As the number of COVID-19 cases across the country continues to skyrocket, some older Americans may need to consider what this means for their retirement plans.
Approximately 4 million workers age 55 to 70 are expected to be forced into early retirement due to the COVID-19 pandemic, according to a report from the Retirement Equity Lab at The New School. This could be particularly concerning to older workers if the U.S. faces another shutdown, which could lead to another round of mass layoffs.
While the future may be uncertain, there are a few things you can do to prepare just in case you do end up retiring earlier than you'd expected.
1. Continue investing
To say that the stock market has been volatile this year would be the understatement of the century, but that doesn't mean you shouldn't keep investing.
Right now is a crucial time to continue saving for retirement, because you may not know how much time you have left before you retire. If you put off saving and then lose your job, you might regret not investing when you had the chance.

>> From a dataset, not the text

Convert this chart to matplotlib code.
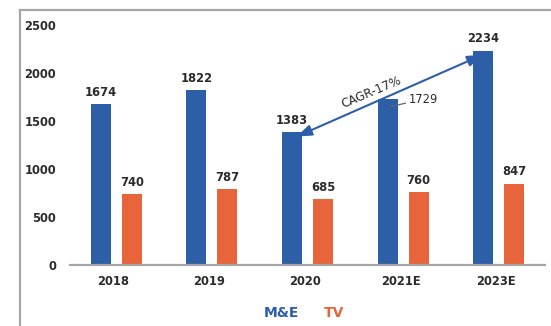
import matplotlib
matplotlib.use("Agg")
import matplotlib.pyplot as plt
from matplotlib.lines import Line2D

categories = ["2018", "2019", "2020", "2021E", "2023E"]
me_values = [1674, 1822, 1383, 1729, 2234]
tv_values = [740, 787, 685, 760, 847]
series_names = ["M&E", "TV"]
y_ticks = [0, 500, 1000, 1500, 2000, 2500]
cagr_label = "CAGR-17%"

BLUE = "#2d5ea8"
ORANGE = "#e8643a"
TEXT = "#2b2b2b"
GRAY = "#a6a6a6"

plt.rcParams["font.family"] = ["DejaVu Sans"]

W, H = 551, 326
fig = plt.figure(figsize=(W / 100, H / 100), dpi=100)
fig.patch.set_facecolor("white")

left, right, top, bottom = 70, 545, 25, 265
ax = fig.add_axes([left / W, 1 - bottom / H, (right - left) / W, (bottom - top) / H])

x = list(range(len(categories)))
off_me, off_tv, bw = -0.135, 0.19, 0.21
xm = [i + off_me for i in x]
xt = [i + off_tv for i in x]
ax.bar(xm, me_values, width=bw, color=BLUE, zorder=2)
ax.bar(xt, tv_values, width=bw, color=ORANGE, zorder=2)

ax.set_xlim(-0.455, 4.51)
ax.set_ylim(0, 2500)
ax.set_yticks(y_ticks)
ax.set_yticklabels([str(t) for t in y_ticks], fontsize=8.3, fontweight="bold", color=TEXT)
ax.set_xticks(x)
ax.set_xticklabels(categories, fontsize=8.3, fontweight="bold", color=TEXT)
ax.tick_params(axis="both", length=0)
ax.tick_params(axis="y", pad=10)
ax.tick_params(axis="x", pad=7)
for s in ["top", "right", "left"]:
    ax.spines[s].set_visible(False)
ax.spines["bottom"].set_color(GRAY)
ax.spines["bottom"].set_linewidth(1.6)
ax.patch.set_alpha(0)

# value labels
for i, (xv, v) in enumerate(zip(xm, me_values)):
    if categories[i] == "2021E":
        ax.annotate(str(v), xy=(xv + 0.03, v - 80), xytext=(xv + 0.37, v),
                    textcoords="data", ha="center", va="center",
                    fontsize=8.3, color=TEXT,
                    arrowprops=dict(arrowstyle="-", color="#666666", lw=0.9,
                                    shrinkA=12, shrinkB=0))
    else:
        ax.annotate(str(v), xy=(xv, v), xytext=(0, 8.5), textcoords="offset points",
                    ha="center", va="center", fontsize=8.3, fontweight="bold", color=TEXT)
for xv, v in zip(xt, tv_values):
    ax.annotate(str(v), xy=(xv, v), xytext=(0, 8.5), textcoords="offset points",
                ha="center", va="center", fontsize=8.3, fontweight="bold", color=TEXT)

# CAGR arrow
i0, i1 = 2, 4
p0 = (xm[i0] + 0.05, me_values[i0] - 45)
p1 = (xm[i1] - 0.01, me_values[i1] - 45)
ax.annotate("", xy=p1, xytext=p0,
            arrowprops=dict(arrowstyle="<|-|>,head_length=0.9,head_width=0.33",
                            color=BLUE, lw=1.5, shrinkA=0, shrinkB=0))
ax.text(2.7, 1800, cagr_label, rotation=23, ha="center", va="center",
        fontsize=8.6, color=TEXT, rotation_mode="anchor")

# legend as colored text
fig.text(281 / W, 1 - 313 / H, series_names[0], color=BLUE, fontsize=10,
         fontweight="bold", ha="center", va="center")
fig.text(334 / W, 1 - 313 / H, series_names[1], color=ORANGE, fontsize=10,
         fontweight="bold", ha="center", va="center")

# frame lines
fig.add_artist(Line2D([20 / W, 1.0], [1 - 10 / H, 1 - 10 / H], color=GRAY, lw=1.6,
                      transform=fig.transFigure))
fig.add_artist(Line2D([20 / W, 20 / W], [0, 1 - 10 / H], color=GRAY, lw=1.6,
                      transform=fig.transFigure))

fig.savefig("out.png", dpi=100)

That said, it's important to invest wisely. As you get older, it's a good idea to adjust your asset allocation so that your portfolio leans more conservatively. Allocating the vast majority of your portfolio toward stocks can be incredibly risky when you're close to retirement, especially when the market is volatile. Instead, allocating more of your savings toward bonds and other "safer" investments can protect your money as much as possible.
2. Build an emergency fund
An emergency fund is critical at any stage in life, but it's especially important if you might be retiring soon. Having at least three to six months' worth of savings can help you avoid withdrawing more than you should from your retirement fund, which will ensure your savings last longer.
In addition, it's wise to avoid withdrawing your retirement savings during a market downturn, because that means you're selling your investments when stock prices are lower. If the market does take a turn for the worse after you retire, tapping your emergency savings can give your retirement investments more time to recover.
3. Think about picking up a side hustle
If you can swing it, picking up a side gig can boost your income in retirement. The good news is that with so many companies taking advantage of remote work during the pandemic, it may be easier to find a job you can perform from home.
Even if you're not retired yet but simply want some extra cash to pad your savings, picking up a side hustle can be a wise move. Finding another source of income is never a bad idea, but it's especially smart if you're worried about potentially losing your job.
4. Consider claiming Social Security benefits
You're eligible to begin claiming Social Security benefits once you turn 62 years old. While there are advantages to delaying benefits, sometimes claiming as early as possible can be a smart move as well.
If you lose your job unexpectedly in your early 60s and your savings aren't as robust as you'd hoped they would be, Social Security benefits can help bridge the gap between what you have saved and what you need to pay the bills. Keep in mind that your monthly payments will be smaller the earlier you begin claiming, but if you retire early and it's tough to make ends meet, claiming early might be a smart move.
Nobody knows what the future holds or how long this pandemic will last. While there's a chance you may not have much of a choice in when you retire, you can take control of the situation by preparing the best you can.